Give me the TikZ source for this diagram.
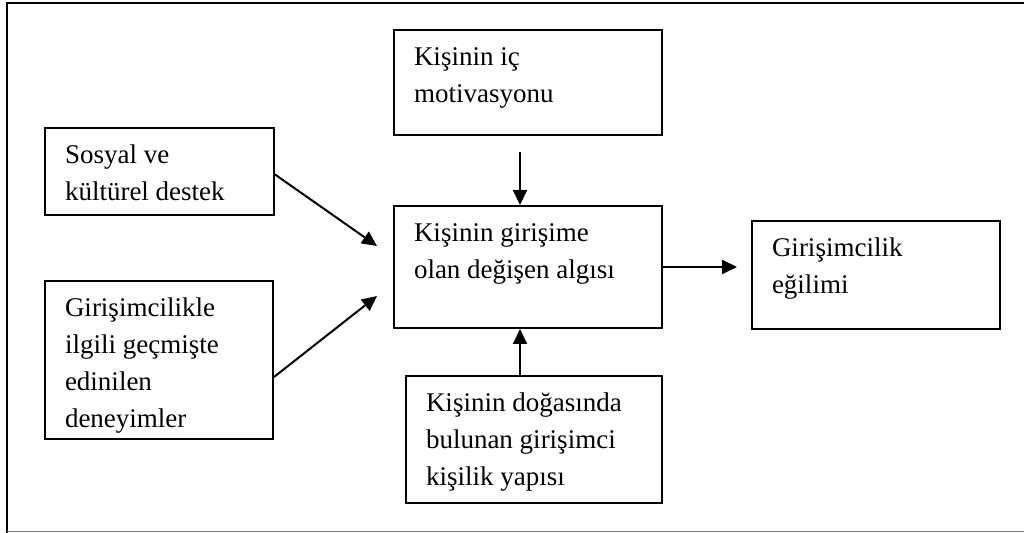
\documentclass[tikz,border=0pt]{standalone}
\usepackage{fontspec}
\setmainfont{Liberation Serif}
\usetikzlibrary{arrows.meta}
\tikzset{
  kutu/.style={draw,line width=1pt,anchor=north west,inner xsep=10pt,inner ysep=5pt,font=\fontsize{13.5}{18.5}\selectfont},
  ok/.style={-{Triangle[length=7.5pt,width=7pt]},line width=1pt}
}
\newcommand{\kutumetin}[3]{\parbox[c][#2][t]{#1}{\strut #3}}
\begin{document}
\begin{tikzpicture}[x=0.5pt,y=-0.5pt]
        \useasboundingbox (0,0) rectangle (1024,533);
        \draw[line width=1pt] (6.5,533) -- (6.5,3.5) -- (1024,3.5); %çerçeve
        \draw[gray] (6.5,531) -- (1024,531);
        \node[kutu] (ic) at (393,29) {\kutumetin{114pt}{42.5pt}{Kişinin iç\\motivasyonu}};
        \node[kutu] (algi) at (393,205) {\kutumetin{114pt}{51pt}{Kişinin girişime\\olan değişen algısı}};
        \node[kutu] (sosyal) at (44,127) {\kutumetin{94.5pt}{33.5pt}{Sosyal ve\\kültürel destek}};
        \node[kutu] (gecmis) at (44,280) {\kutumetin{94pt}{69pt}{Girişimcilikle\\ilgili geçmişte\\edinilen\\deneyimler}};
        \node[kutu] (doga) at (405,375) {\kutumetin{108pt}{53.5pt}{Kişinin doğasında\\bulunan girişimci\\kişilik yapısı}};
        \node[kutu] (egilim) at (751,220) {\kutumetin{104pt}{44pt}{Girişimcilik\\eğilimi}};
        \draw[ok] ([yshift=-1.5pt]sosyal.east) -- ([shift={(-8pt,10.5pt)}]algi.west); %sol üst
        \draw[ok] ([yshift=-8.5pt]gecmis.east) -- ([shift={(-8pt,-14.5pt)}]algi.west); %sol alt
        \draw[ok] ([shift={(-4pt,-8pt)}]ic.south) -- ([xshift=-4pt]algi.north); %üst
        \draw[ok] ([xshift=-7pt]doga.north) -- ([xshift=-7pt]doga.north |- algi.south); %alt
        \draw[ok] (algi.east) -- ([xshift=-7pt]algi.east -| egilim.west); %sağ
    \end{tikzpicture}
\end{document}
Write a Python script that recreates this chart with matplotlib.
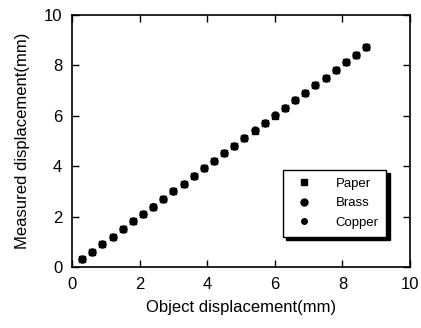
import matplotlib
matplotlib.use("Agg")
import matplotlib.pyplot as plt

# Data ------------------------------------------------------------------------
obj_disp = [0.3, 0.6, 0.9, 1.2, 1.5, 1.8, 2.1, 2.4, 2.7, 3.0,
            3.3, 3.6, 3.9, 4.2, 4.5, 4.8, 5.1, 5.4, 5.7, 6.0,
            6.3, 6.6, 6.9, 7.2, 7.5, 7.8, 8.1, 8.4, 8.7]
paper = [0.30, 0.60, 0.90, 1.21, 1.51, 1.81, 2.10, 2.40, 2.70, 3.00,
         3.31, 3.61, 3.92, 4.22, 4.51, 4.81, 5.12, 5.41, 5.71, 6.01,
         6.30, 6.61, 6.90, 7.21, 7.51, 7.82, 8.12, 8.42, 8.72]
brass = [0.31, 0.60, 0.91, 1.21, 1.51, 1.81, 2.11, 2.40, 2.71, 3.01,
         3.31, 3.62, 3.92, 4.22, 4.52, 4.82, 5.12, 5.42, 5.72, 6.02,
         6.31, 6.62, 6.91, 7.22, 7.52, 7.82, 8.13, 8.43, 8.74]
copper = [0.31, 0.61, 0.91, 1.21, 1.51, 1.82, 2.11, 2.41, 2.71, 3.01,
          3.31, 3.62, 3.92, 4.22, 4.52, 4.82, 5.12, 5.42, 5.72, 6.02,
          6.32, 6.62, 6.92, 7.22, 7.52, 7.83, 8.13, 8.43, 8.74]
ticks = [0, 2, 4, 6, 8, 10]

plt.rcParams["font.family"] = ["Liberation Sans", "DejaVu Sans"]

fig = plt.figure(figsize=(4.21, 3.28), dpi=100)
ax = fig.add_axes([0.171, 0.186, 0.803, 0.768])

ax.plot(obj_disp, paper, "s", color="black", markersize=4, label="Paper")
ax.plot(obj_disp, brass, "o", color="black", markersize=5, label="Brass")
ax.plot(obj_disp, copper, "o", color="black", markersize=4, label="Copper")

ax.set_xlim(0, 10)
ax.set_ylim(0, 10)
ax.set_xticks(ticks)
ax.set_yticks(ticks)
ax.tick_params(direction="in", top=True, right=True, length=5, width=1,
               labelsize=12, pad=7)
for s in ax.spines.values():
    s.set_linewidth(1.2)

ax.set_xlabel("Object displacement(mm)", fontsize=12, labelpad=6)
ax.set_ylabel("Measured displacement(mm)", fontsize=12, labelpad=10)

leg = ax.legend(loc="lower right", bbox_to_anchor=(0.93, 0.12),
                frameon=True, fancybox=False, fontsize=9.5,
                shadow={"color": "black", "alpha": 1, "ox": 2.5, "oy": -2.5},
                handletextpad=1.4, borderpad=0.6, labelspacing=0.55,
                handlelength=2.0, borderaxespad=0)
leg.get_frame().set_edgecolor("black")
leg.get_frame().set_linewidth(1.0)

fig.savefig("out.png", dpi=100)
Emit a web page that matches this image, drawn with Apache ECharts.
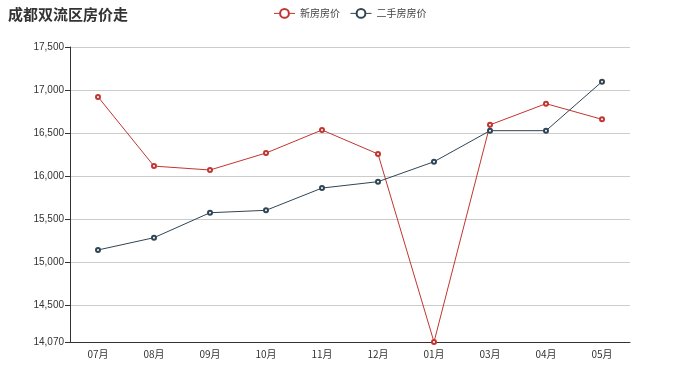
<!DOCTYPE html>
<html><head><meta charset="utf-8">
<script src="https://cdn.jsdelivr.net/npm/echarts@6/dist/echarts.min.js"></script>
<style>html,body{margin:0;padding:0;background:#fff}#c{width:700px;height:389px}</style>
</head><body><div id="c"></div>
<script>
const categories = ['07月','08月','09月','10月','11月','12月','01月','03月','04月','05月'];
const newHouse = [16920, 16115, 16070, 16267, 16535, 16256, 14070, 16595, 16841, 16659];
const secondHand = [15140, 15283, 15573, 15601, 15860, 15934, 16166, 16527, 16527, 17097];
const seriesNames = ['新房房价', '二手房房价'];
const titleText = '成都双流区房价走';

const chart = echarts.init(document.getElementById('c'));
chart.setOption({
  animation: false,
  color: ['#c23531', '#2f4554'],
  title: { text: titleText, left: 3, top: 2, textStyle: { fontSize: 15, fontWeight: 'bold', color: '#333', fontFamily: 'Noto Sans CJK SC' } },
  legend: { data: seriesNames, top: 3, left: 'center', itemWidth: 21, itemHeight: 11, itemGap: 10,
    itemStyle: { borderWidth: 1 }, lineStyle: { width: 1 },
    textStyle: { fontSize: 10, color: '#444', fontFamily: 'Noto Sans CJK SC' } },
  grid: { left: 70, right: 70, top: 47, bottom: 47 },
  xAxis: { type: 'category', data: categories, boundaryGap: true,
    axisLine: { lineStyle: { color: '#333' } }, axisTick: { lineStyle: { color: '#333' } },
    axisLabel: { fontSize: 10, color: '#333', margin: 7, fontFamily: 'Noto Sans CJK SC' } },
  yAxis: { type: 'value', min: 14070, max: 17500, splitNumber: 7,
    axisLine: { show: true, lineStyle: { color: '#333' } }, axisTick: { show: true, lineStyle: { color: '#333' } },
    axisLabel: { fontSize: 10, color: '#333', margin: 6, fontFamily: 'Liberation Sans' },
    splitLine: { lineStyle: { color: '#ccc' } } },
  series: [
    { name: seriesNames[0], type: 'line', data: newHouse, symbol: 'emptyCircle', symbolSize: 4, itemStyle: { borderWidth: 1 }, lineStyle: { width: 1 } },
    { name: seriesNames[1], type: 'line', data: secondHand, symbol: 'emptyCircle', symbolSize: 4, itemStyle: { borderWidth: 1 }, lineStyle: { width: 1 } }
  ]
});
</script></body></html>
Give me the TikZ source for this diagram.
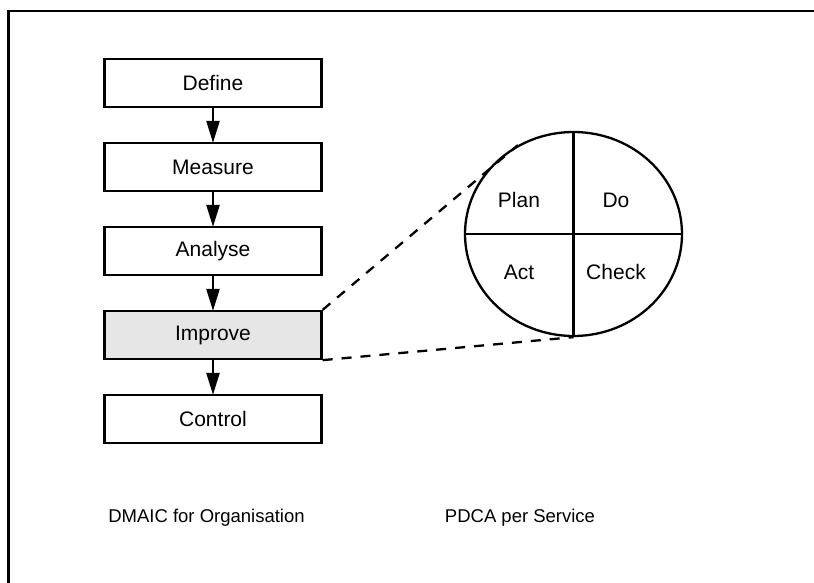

THE PROBLEM
Could you quote, word for word, only the lines from the one containing "Emit a web page" through the one containing "const titleText = '成都双流区房价走';", both included, and leave out any pictures?

WORKED ANSWER
Emit a web page that matches this image, drawn with Apache ECharts.
<!DOCTYPE html>
<html><head><meta charset="utf-8">
<script src="https://cdn.jsdelivr.net/npm/echarts@6/dist/echarts.min.js"></script>
<style>html,body{margin:0;padding:0;background:#fff}#c{width:700px;height:389px}</style>
</head><body><div id="c"></div>
<script>
const categories = ['07月','08月','09月','10月','11月','12月','01月','03月','04月','05月'];
const newHouse = [16920, 16115, 16070, 16267, 16535, 16256, 14070, 16595, 16841, 16659];
const secondHand = [15140, 15283, 15573, 15601, 15860, 15934, 16166, 16527, 16527, 17097];
const seriesNames = ['新房房价', '二手房房价'];
const titleText = '成都双流区房价走';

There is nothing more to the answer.